Выше говорилось, о присутствии в орнаментальной подсистеме понятия «сила», выраженного в львиных образах. Археологическое и искусствоведческое исследование владимиро-суздальской скульптуры показало, что эта сила была обобщенным символом большой темы, которую можно определить как прославление мудрого (мироустройства.
Ведущая роль в раскрытии данной темы принадлежала символике. В Боголюбове и ц.

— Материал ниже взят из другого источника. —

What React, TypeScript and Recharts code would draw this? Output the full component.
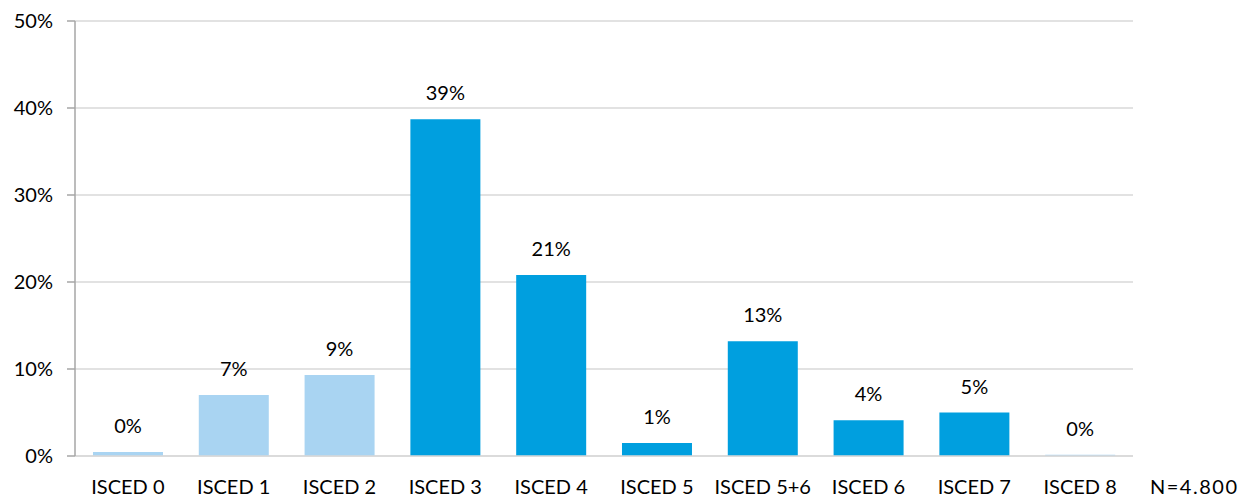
import { BarChart, Bar, XAxis, YAxis, CartesianGrid, Cell, LabelList } from "recharts";

const categories = ["ISCED 0", "ISCED 1", "ISCED 2", "ISCED 3", "ISCED 4", "ISCED 5", "ISCED 5+6", "ISCED 6", "ISCED 7", "ISCED 8"];
const shares = [0.45, 7.0, 9.3, 38.7, 20.8, 1.5, 13.2, 4.1, 5.0, 0.15];
const labels = ["0%", "7%", "9%", "39%", "21%", "1%", "13%", "4%", "5%", "0%"];
const lightGroup = [true, true, true, false, false, false, false, false, false, true];
const yTicks = [0, 10, 20, 30, 40, 50];
const sampleNote = "N=4.800";

const FONT = "Lato, 'Open Sans', sans-serif";
const LIGHT = "#A9D4F2";
const DARK = "#009FDF";

const data = categories.map((name, i) => ({
  name,
  value: shares[i],
  label: labels[i],
  light: lightGroup[i],
}));

const renderLabel = (props: any) => {
  const { x, y, width, index } = props;
  return (
    <text
      x={x + width / 2}
      y={y - 24}
      textAnchor="middle"
      dominantBaseline="middle"
      fontFamily={FONT}
      fontSize={20}
      fill="#000"
    >
      {labels[index]}
    </text>
  );
};

export default function App() {
  return (
    <div style={{ position: "fixed", left: 0, top: 0, width: 1243, height: 498, fontFamily: FONT, background: "#fff" }}>
      <BarChart
        width={1243}
        height={498}
        data={data}
        margin={{ top: 21, right: 110, bottom: 0, left: 0 }}
        barCategoryGap="17%"
      >
        <CartesianGrid vertical={false} stroke="#d9d9d9" strokeWidth={1.5} />
        <XAxis
          dataKey="name"
          interval={0}
          axisLine={{ stroke: "#d9d9d9", strokeWidth: 1.5 }}
          tickLine={false}
          tick={{ fill: "#000", fontSize: 20, fontFamily: FONT }}
          tickMargin={18}
          height={42}
        />
        <YAxis
          domain={[0, 50]}
          ticks={yTicks}
          tickFormatter={(v) => `${v}%`}
          axisLine={{ stroke: "#a6a6a6", strokeWidth: 1.5 }}
          tickLine={{ stroke: "#a6a6a6", strokeWidth: 1.5 }}
          tickSize={8}
          tickMargin={14}
          width={75}
          tick={{ fill: "#000", fontSize: 20, fontFamily: FONT }}
        />
        <Bar dataKey="value" isAnimationActive={false}>
          {data.map((d) => (
            <Cell key={d.name} fill={d.light ? LIGHT : DARK} />
          ))}
          <LabelList dataKey="label" content={renderLabel} />
        </Bar>
      </BarChart>
      <div
        style={{
          position: "absolute",
          left: 1150,
          top: 476,
          fontSize: 20,
          lineHeight: 1,
          letterSpacing: 1.5,
          color: "#000",
          whiteSpace: "nowrap",
        }}
      >
        {sampleNote}
      </div>
    </div>
  );
}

Покрова на Нерли использована библейская символика, в Успенском соборе она осложнена легендарными мотивами, в Дмитровском соборе библейская символика повторена и расширена, в Суздальском соборе снова возобладала общехристианская поэтическая символика, наконец, в скульптуре Георгиевского собора дан синтез всей антропеической тематики.
Тематическая подсистема декора имеет традиционное для индоевропейского мышления (Крывелев И.А., 1968, с. 26) трехъярусное построение.
Первый ярус — элементы, тяготеющие к наиболее земному аспекту темы, к идее охраны входа и возвеличения княжеской власти.
Второй ярус — элементы, символизирующие небесное покровительство, в данном случае (во владимиро-суздальской архитектуре) покровительство Богоматери.
Третий ярус — элементы, демонстрирующие как носителей покровительства, так и того, на кого это покровительство распространяется.
Поскольку тема покровительства представляется неизменной, структура ее построения на всех фасадах здания (кроме восточного) совершенно одинакова.
Диахроническое различие в структуре лишь кажущееся, так как тема мыслилась развертывающейся (и воспринимающейся) в четырех известных средневековью смыслах — буквальном, аллегорическом, моральном и мистическом (Голенищев-Кутузов И.Н., 1971, с. 304, 305). Эти смыслы в разное время акцентировались по-разному, что и создает впечатление различия по содержанию.
На уровне буквального смысла тематическая подсистема знала два этапа — библейский (вторая половина XII в.) и евангельский (первая треть XIII в.) с соответственным набором образов. При этом вторая половина каждого этапа отличалась гораздо более многочисленной и развитой образностью.